** WORK INSTRUCTIONS **
Take every line from the first down to the line with "import * as" and set it down exactly, without the pictures.

** COLLECTED MATERIAL **
------------------------------------------------------------
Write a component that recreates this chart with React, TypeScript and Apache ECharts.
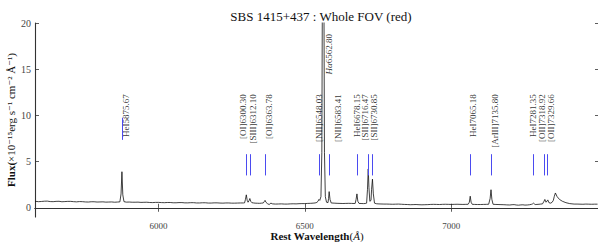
import React, { useEffect, useRef } from "react";
import * as echarts from "echarts";

const wavelength = [
  5578, 5590, 5600, 5610, 5620, 5630, 5640, 5650, 5660, 5670, 5680, 5690, 5700, 5710, 5720, 5730, 5740, 5750, 5760, 5770, 5780, 5790, 5800, 5810, 5820, 5830, 5840, 5850, 5860, 5868, 5872, 5875, 5878, 5882, 5890,
  5900, 5910, 5920, 5930, 5940, 5950, 5960, 5970, 5980, 5990, 6000, 6010, 6020, 6030, 6040, 6050, 6060, 6070, 6080, 6090, 6100, 6110, 6120, 6130, 6140, 6150, 6160, 6170, 6180, 6190, 6200, 6210, 6220, 6230, 6240, 6250, 6260, 6270, 6280, 6290, 6294, 6297, 6300, 6303, 6306, 6309, 6312, 6315, 6319,
  6325, 6330, 6338, 6345, 6352, 6358, 6361, 6364, 6367, 6372, 6378, 6384, 6390, 6400, 6410, 6420, 6430, 6440, 6450, 6460, 6470, 6480, 6490, 6500, 6510, 6520, 6528, 6535, 6541, 6545, 6548, 6551, 6555, 6558, 6560, 6562.8, 6565, 6567, 6570, 6574, 6579, 6581, 6583, 6586, 6590,
  6600, 6610, 6620, 6630, 6640, 6650, 6660, 6668, 6672, 6675, 6678, 6681, 6685, 6692, 6700, 6706, 6711, 6714, 6716.5, 6719, 6722, 6726, 6728, 6731, 6734, 6738, 6744, 6750, 6760, 6770, 6780, 6790, 6800, 6810, 6820, 6830, 6840, 6850, 6860, 6870, 6880, 6890, 6900, 6910, 6920, 6930, 6940, 6950, 6960, 6970, 6980, 6990,
  7000, 7010, 7020, 7030, 7040, 7050, 7058, 7062, 7065, 7068, 7072, 7080, 7090, 7100, 7110, 7120, 7128, 7133, 7136, 7139, 7143, 7150, 7160, 7170, 7180, 7190, 7200, 7208, 7215, 7222, 7230, 7238, 7245, 7252, 7260, 7268, 7275, 7278, 7281, 7284, 7287, 7293, 7300, 7306, 7312, 7317, 7320, 7324, 7328, 7330, 7334, 7340, 7345, 7349, 7352, 7356, 7362, 7370, 7380, 7392, 7405, 7420, 7430, 7440, 7450, 7460, 7470, 7480, 7490, 7500,
];

const flux = [
  0.70, 0.66, 0.68, 0.71, 0.72, 0.67, 0.66, 0.69, 0.70, 0.65, 0.67, 0.69, 0.69, 0.66, 0.64, 0.67, 0.66, 0.63, 0.62, 0.65, 0.65, 0.62, 0.63, 0.64, 0.61, 0.62, 0.63, 0.60, 0.62, 0.64, 1.5, 3.9, 1.4, 0.66, 0.61,
  0.62, 0.60, 0.60, 0.61, 0.58, 0.59, 0.60, 0.57, 0.56, 0.58, 0.58, 0.56, 0.55, 0.57, 0.57, 0.54, 0.54, 0.56, 0.56, 0.53, 0.53, 0.55, 0.55, 0.52, 0.52, 0.54, 0.54, 0.51, 0.51, 0.53, 0.53, 0.51, 0.50, 0.52, 0.52, 0.50, 0.50, 0.51, 0.52, 0.52, 0.53, 0.9, 1.4, 0.8, 0.6, 0.75, 1.0, 0.7, 0.55,
  0.52, 0.50, 0.49, 0.48, 0.50, 0.52, 0.65, 0.8, 0.6, 0.45, 0.35, 0.50, 0.42, 0.40, 0.41, 0.42, 0.40, 0.40, 0.42, 0.43, 0.42, 0.44, 0.45, 0.45, 0.47, 0.48, 0.50, 0.52, 0.58, 0.7, 0.9, 0.8, 1.2, 6, 25, 45, 25, 6, 1.2, 0.6, 0.55, 1.0, 1.75, 0.9, 0.52,
  0.50, 0.48, 0.47, 0.46, 0.47, 0.48, 0.47, 0.46, 0.47, 0.9, 1.5, 0.7, 0.47, 0.46, 0.45, 0.46, 0.50, 2.0, 4.2, 2.2, 0.7, 0.8, 2.0, 3.1, 1.5, 0.5, 0.44, 0.42, 0.41, 0.40, 0.40, 0.39, 0.38, 0.39, 0.40, 0.38, 0.36, 0.35, 0.33, 0.34, 0.35, 0.33, 0.32, 0.33, 0.34, 0.36, 0.37, 0.36, 0.35, 0.37, 0.38, 0.37,
  0.36, 0.37, 0.38, 0.37, 0.36, 0.37, 0.38, 0.6, 1.25, 0.6, 0.37, 0.36, 0.35, 0.35, 0.36, 0.37, 0.38, 1.0, 1.95, 0.9, 0.38, 0.36, 0.35, 0.34, 0.33, 0.31, 0.30, 0.33, 0.34, 0.30, 0.28, 0.31, 0.32, 0.29, 0.30, 0.33, 0.38, 0.42, 0.50, 0.42, 0.35, 0.36, 0.38, 0.40, 0.42, 0.7, 0.9, 0.6, 0.75, 0.85, 0.55, 0.50, 0.60, 0.80, 1.2, 1.6, 1.2, 0.9, 0.7, 0.55, 0.45, 0.40, 0.40, 0.39, 0.38, 0.40, 0.39, 0.38, 0.39, 0.39,
];

const lineNames = [
  "HeI5875.67", "[OI]6300.30", "[SIII]6312.10", "[OI]6363.78", "[NII]6548.03", "Hα6562.80", "[NII]6583.41", "HeI6678.15",
  "[SII]6716.47", "[SII]6730.85", "HeI7065.18", "[ArIII]7135.80", "HeI7281.35", "[OII]7318.92", "[OII]7329.66",
];
const lineWl = [5875.67, 6300.3, 6312.1, 6363.78, 6548.03, 6562.8, 6583.41, 6678.15, 6716.47, 6730.85, 7065.18, 7135.8, 7281.35, 7318.92, 7329.66];
const markerLow = [7.35, 3.5, 3.5, 3.5, 3.5, null, 3.5, 3.5, 3.5, 3.5, 3.5, 3.5, 3.5, 3.5, 3.5];
const markerHigh = [9.75, 5.8, 5.8, 5.8, 5.8, null, 5.8, 5.8, 5.8, 5.8, 5.8, 5.8, 5.8, 5.8, 5.8];
const labelWl = [5889, 6290, 6322, 6376, 6550, 6583, 6612, 6677, 6706, 6737, 7075, 7150, 7279, 7309, 7340];
const labelTop = [12.3, 12.3, 12.3, 12.3, 12.3, 18.8, 12.3, 12.3, 12.3, 12.3, 12.3, 12.3, 12.3, 12.3, 12.3];

const xTicks = [6000, 6500, 7000];
const yTicks = [0, 5, 10, 15, 20];

const SERIF = "'Liberation Serif', 'DejaVu Serif', serif";

export default function App() {
  const ref = useRef<HTMLDivElement>(null);
  useEffect(() => {
    if (!ref.current) return;
    const chart = echarts.init(ref.current, undefined, { renderer: "svg" });
    const axisLine = { show: true, lineStyle: { color: "#333", width: 1.1 } };
    const tick = { show: true, inside: true, length: 4, lineStyle: { color: "#333", width: 0.8 } };
    const xBase = { type: "value" as const, min: 5578, max: 7505, splitLine: { show: false }, axisLine };
    const yBase = { type: "value" as const, min: -1, max: 20, splitLine: { show: false }, axisLine };
    const plain = (v: number) => String(v);
    chart.setOption({
      animation: false,
      backgroundColor: "#fff",
      title: {
        text: "SBS 1415+437 : Whole FOV (red)",
        left: 316,
        textAlign: "center",
        top: 5,
        textStyle: { fontFamily: SERIF, fontSize: 13, fontWeight: "normal", color: "#111" },
      },
      grid: { left: 35, right: -1, top: 23, bottom: 25, containLabel: false, outerBoundsMode: "none" },
      xAxis: [
        {
          ...xBase,
          position: "bottom",
          axisTick: { ...tick, customValues: xTicks },
          axisLabel: { customValues: xTicks, formatter: plain, fontFamily: SERIF, fontSize: 9, color: "#444", margin: 4 },
          name: "{b|Rest Wavelength}{n|(}{i|Å}{n|)}",
          nameLocation: "middle",
          nameGap: 13,
          nameMoveOverlap: false,
          nameTextStyle: {
            fontFamily: SERIF,
            fontSize: 11,
            color: "#111",
            rich: {
              b: { fontFamily: SERIF, fontSize: 11, fontWeight: "bold", color: "#111" },
              n: { fontFamily: SERIF, fontSize: 11, color: "#111" },
              i: { fontFamily: SERIF, fontSize: 11, fontStyle: "italic", color: "#111" },
            },
          },
        },
        {
          ...xBase,
          position: "top",
          axisTick: { ...tick, customValues: xTicks },
          axisLabel: { show: false },
        },
      ],
      yAxis: [
        {
          ...yBase,
          position: "left",
          axisTick: { ...tick, customValues: yTicks },
          axisLabel: { customValues: yTicks, formatter: plain, fontFamily: SERIF, fontSize: 10, color: "#444", margin: 4 },
          name: "{b|Flux(}{n|×10⁻¹⁵erg s⁻¹ cm⁻² Å⁻¹)}",
          nameLocation: "middle",
          nameRotate: 90,
          nameGap: 19,
          nameMoveOverlap: false,
          nameTextStyle: {
            fontFamily: SERIF,
            color: "#111",
            rich: {
              b: { fontFamily: SERIF, fontSize: 11, fontWeight: "bold", color: "#111" },
              n: { fontFamily: SERIF, fontSize: 11, color: "#111" },
            },
          },
        },
        {
          ...yBase,
          position: "right",
          axisTick: { ...tick, customValues: yTicks },
          axisLabel: { show: false },
        },
      ],
      series: [
        {
          type: "line",
          xAxisIndex: 0,
          yAxisIndex: 0,
          data: wavelength.map((w, i) => [w, flux[i]]),
          showSymbol: false,
          symbol: "none",
          lineStyle: { color: "#111", width: 0.8 },
          clip: true,
          z: 3,
          markLine: {
            silent: true,
            symbol: ["none", "none"],
            label: { show: false },
            lineStyle: { color: "#4b4bf0", width: 1, type: "solid" },
            data: lineWl
              .map((w, i) =>
                markerLow[i] == null
                  ? null
                  : [
                      { coord: [w, markerLow[i]] },
                      { coord: [w, markerHigh[i]] },
                    ]
              )
              .filter((d) => d !== null),
          },
        },
        {
          type: "scatter",
          xAxisIndex: 0,
          yAxisIndex: 0,
          symbolSize: 0,
          silent: true,
          z: 4,
          data: lineNames.map((n, i) => [labelWl[i], labelTop[i], n]),
          label: {
            show: true,
            position: [0, 0],
            rotate: 90,
            align: "right",
            verticalAlign: "middle",
            fontFamily: SERIF,
            fontSize: 9,
            color: "#000",
            formatter: (p: any) => {
              const s: string = p.data[2];
              return s.startsWith("Hα") ? "{i|Hα}" + s.slice(2) : s;
            },
            rich: {
              i: { fontFamily: SERIF, fontSize: 9, fontStyle: "italic", color: "#000" },
            },
          },
        },
      ],
    });
    return () => chart.dispose();
  }, []);
  return <div ref={ref} style={{ width: 598, height: 242, position: "absolute", left: 0, top: 0 }} />;
}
------------------------------------------------------------
** RESULT OF THIS TASK **
Write a component that recreates this chart with React, TypeScript and Apache ECharts.
import React, { useEffect, useRef } from "react";
import * as echarts from "echarts";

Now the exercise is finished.